Thursday 7 August 2014

Wilmar

Kim Eng on 1 Aug 2014

  • Two growth drivers — recovering soybean crushing margins and sugar price rebound — are intact, in our view.
  • YTD acquisitions to diversify revenue sources and strengthen position along the food value chain.
  • Stay invested despite short-term earnings volatility. Maintain BUY and TP of SGD3.94, set at 15x FY14E P/E.
Growth drivers intact
We continue to believe in Wilmar’s long-term earnings recovery. In our view, its two growth drivers — recovering soybean crushing margins in China and a sugar price rebound — are intact.

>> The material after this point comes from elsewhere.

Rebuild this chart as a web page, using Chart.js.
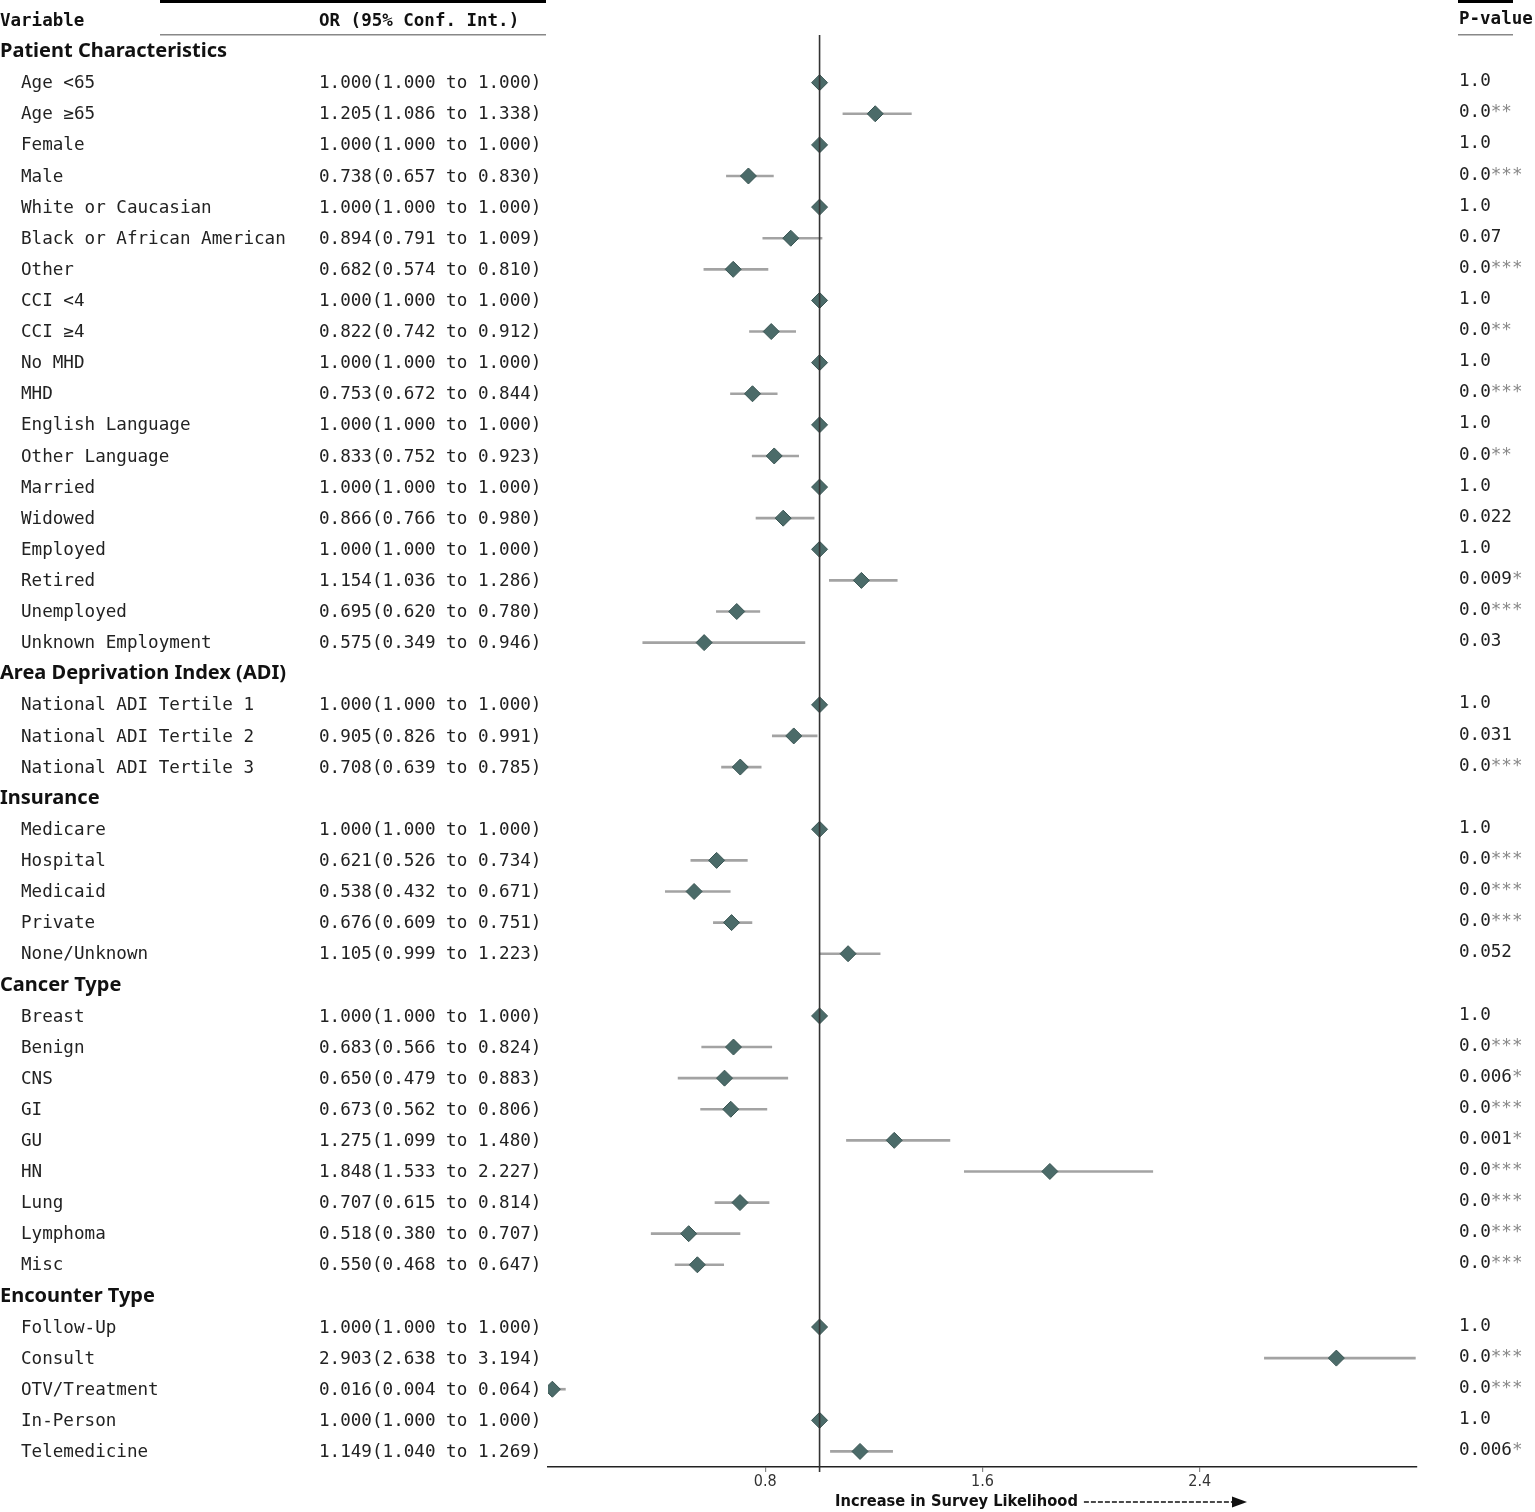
<!DOCTYPE html>
<html>
<head>
<meta charset="utf-8">
<script src="https://cdn.jsdelivr.net/npm/chart.js@4.4.1/dist/chart.umd.min.js"></script>
<style>
html,body{margin:0;padding:0;background:#fff;}
#wrap{width:1535px;height:1512px;position:relative;}
</style>
</head>
<body>
<div id="wrap"><canvas id="c" width="1535" height="1512"></canvas></div>
<script>
const categories = [
  'Patient Characteristics',
  'Age <65','Age \u226565','Female','Male','White or Caucasian','Black or African American','Other',
  'CCI <4','CCI \u22654','No MHD','MHD','English Language','Other Language','Married','Widowed',
  'Employed','Retired','Unemployed','Unknown Employment',
  'Area Deprivation Index (ADI)',
  'National ADI Tertile 1','National ADI Tertile 2','National ADI Tertile 3',
  'Insurance',
  'Medicare','Hospital','Medicaid','Private','None/Unknown',
  'Cancer Type',
  'Breast','Benign','CNS','GI','GU','HN','Lung','Lymphoma','Misc',
  'Encounter Type',
  'Follow-Up','Consult','OTV/Treatment','In-Person','Telemedicine'
];
const sectionHeaders = ['Patient Characteristics','Area Deprivation Index (ADI)','Insurance','Cancer Type','Encounter Type'];

const oddsRatios = [
  null,
  1.000,1.205,1.000,0.738,1.000,0.894,0.682,
  1.000,0.822,1.000,0.753,1.000,0.833,1.000,0.866,
  1.000,1.154,0.695,0.575,
  null,
  1.000,0.905,0.708,
  null,
  1.000,0.621,0.538,0.676,1.105,
  null,
  1.000,0.683,0.650,0.673,1.275,1.848,0.707,0.518,0.550,
  null,
  1.000,2.903,0.016,1.000,1.149
];
const ciLower = [
  null,
  1.000,1.086,1.000,0.657,1.000,0.791,0.574,
  1.000,0.742,1.000,0.672,1.000,0.752,1.000,0.766,
  1.000,1.036,0.620,0.349,
  null,
  1.000,0.826,0.639,
  null,
  1.000,0.526,0.432,0.609,0.999,
  null,
  1.000,0.566,0.479,0.562,1.099,1.533,0.615,0.380,0.468,
  null,
  1.000,2.638,0.004,1.000,1.040
];
const ciUpper = [
  null,
  1.000,1.338,1.000,0.830,1.000,1.009,0.810,
  1.000,0.912,1.000,0.844,1.000,0.923,1.000,0.980,
  1.000,1.286,0.780,0.946,
  null,
  1.000,0.991,0.785,
  null,
  1.000,0.734,0.671,0.751,1.223,
  null,
  1.000,0.824,0.883,0.806,1.480,2.227,0.814,0.707,0.647,
  null,
  1.000,3.194,0.064,1.000,1.269
];
const pValues = [
  null,
  '1.0','0.0','1.0','0.0','1.0','0.07','0.0',
  '1.0','0.0','1.0','0.0','1.0','0.0','1.0','0.022',
  '1.0','0.009','0.0','0.03',
  null,
  '1.0','0.031','0.0',
  null,
  '1.0','0.0','0.0','0.0','0.052',
  null,
  '1.0','0.0','0.006','0.0','0.001','0.0','0.0','0.0','0.0',
  null,
  '1.0','0.0','0.0','1.0','0.006'
];
const pStars = [
  null,
  '','**','','***','','','***',
  '','**','','***','','**','','',
  '','*','***','',
  null,
  '','','***',
  null,
  '','***','***','***','',
  null,
  '','***','*','***','*','***','***','***','***',
  null,
  '','***','***','','*'
];
const xTicks = [0.8, 1.6, 2.4];
const xMin = 0, xMax = 3.2, refValue = 1;

const MONO = '"DejaVu Sans Mono", "Liberation Mono", monospace';
const SANS = '"Noto Sans", "Open Sans", sans-serif';
const COND = '"DejaVu Sans Condensed", "Liberation Sans Narrow", "DejaVu Sans", sans-serif';

const forestPlugin = {
  id: 'forestText',
  afterDatasetsDraw(chart) {
    const {ctx, chartArea, scales: {x}} = chart;
    const px = x.getPixelForValue(refValue);
    ctx.save();
    ctx.strokeStyle = '#333';
    ctx.lineWidth = 1.6;
    ctx.beginPath();
    ctx.moveTo(px, chartArea.top - 1);
    ctx.lineTo(px, chartArea.bottom + 5);
    ctx.stroke();
    ctx.restore();
  },
  afterDraw(chart) {
    const {ctx, scales: {y}} = chart;
    ctx.save();
    ctx.textBaseline = 'middle';
    ctx.textAlign = 'left';
    // column headers
    ctx.fillStyle = '#111';
    ctx.font = 'bold 17.5px ' + MONO;
    ctx.fillText('Variable', 0, 21);
    ctx.fillText('OR (95% Conf. Int.)', 319, 21);
    ctx.fillText('P-value', 1459, 19);
    ctx.fillStyle = '#000';
    ctx.fillRect(160, 0, 386, 3);
    ctx.fillRect(1458, 0, 55, 3);
    ctx.fillStyle = '#888';
    ctx.fillRect(160, 34, 386, 1.5);
    ctx.fillRect(1458, 34, 55, 1.5);

    categories.forEach((cat, i) => {
      const yy = y.getPixelForValue(i);
      if (sectionHeaders.includes(cat)) {
        ctx.fillStyle = '#111';
        ctx.font = 'bold 20px ' + SANS;
        ctx.fillText(cat, 0, yy);
        return;
      }
      ctx.fillStyle = '#222';
      ctx.font = '17.6px ' + MONO;
      ctx.fillText(cat, 21, yy + 1);
      const txt = oddsRatios[i].toFixed(3) + '(' + ciLower[i].toFixed(3) + ' to ' + ciUpper[i].toFixed(3) + ')';
      ctx.fillText(txt, 319, yy + 1);
      const pv = pValues[i];
      ctx.fillText(pv, 1459, yy - 1);
      if (pStars[i]) {
        const w = ctx.measureText(pv).width;
        ctx.fillStyle = '#888';
        ctx.fillText(pStars[i], 1459 + w, yy - 1);
      }
    });

    // x-axis title with arrow
    ctx.fillStyle = '#111';
    ctx.font = 'bold 16.3px ' + COND;
    const title = 'Increase in Survey Likelihood';
    ctx.fillText(title, 835, 1502);
    const tw = ctx.measureText(title).width;
    const ax0 = 835 + tw + 6, ax1 = 1247, ay = 1502;
    ctx.strokeStyle = '#111';
    ctx.lineWidth = 1.5;
    ctx.setLineDash([5, 2]);
    ctx.beginPath();
    ctx.moveTo(ax0, ay);
    ctx.lineTo(ax1 - 12, ay);
    ctx.stroke();
    ctx.setLineDash([]);
    ctx.beginPath();
    ctx.moveTo(ax1, ay);
    ctx.lineTo(ax1 - 15, ay - 5.5);
    ctx.lineTo(ax1 - 15, ay + 5.5);
    ctx.closePath();
    ctx.fill();
    ctx.restore();
  }
};

new Chart(document.getElementById('c').getContext('2d'), {
  type: 'bar',
  data: {
    labels: categories,
    datasets: [
      {
        type: 'line',
        data: oddsRatios,
        showLine: false,
        pointStyle: 'rectRot',
        pointRadius: 8,
        pointHoverRadius: 8,
        pointBackgroundColor: '#4b6b69',
        pointBorderColor: '#3a5553',
        pointBorderWidth: 1,
        order: 1
      },
      {
        type: 'bar',
        data: ciLower.map((lo, i) => lo == null ? null : [lo, ciUpper[i]]),
        backgroundColor: '#a3a3a3',
        borderWidth: 0,
        barThickness: 2,
        order: 2
      }
    ]
  },
  options: {
    indexAxis: 'y',
    responsive: false,
    animation: false,
    devicePixelRatio: 1,
    layout: {padding: {left: 548, right: 118, top: 36, bottom: 0}},
    plugins: {legend: {display: false}, tooltip: {enabled: false}},
    scales: {
      x: {
        type: 'linear',
        min: xMin,
        max: xMax,
        afterBuildTicks(s) { s.ticks = xTicks.map(v => ({value: v})); },
        afterFit(s) { s.height = 45; },
        grid: {display: true, drawOnChartArea: false, drawTicks: true, tickLength: 5, color: '#888', lineWidth: 1.2},
        border: {display: true, color: '#222', width: 1.5},
        ticks: {
          padding: 0,
          color: '#333',
          font: {family: COND, size: 16},
          callback: v => Number(v).toFixed(1)
        }
      },
      y: {
        type: 'category',
        display: false,
        offset: true
      }
    }
  },
  plugins: [forestPlugin]
});
</script>
</body>
</html>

We forecast an EPS CAGR of 11.8% over FY15E-16E, after a muted EPS growth of 3.8% in FY14E.

Investing for the future
Soft commodity prices of sugar, corn and soybean etc., could present golden opportunities for the acquisition of distress assets. Wilmar has announced several sizeable acquisitions YTD, which would not only further diversify its revenue sources but also strengthen its position along the value chain.

Beyond near-term earnings volatility
We expect short-term earnings to remain volatile. We are looking at a USD185m net profit for 2Q14E, down 15% YoY but up 14% QoQ. But look beyond that for its recovering crushing margins and better sugar prices. Reiterate BUY with an unchanged TP of SGD3.94, based on 5-year average of 15x FY14E P/E.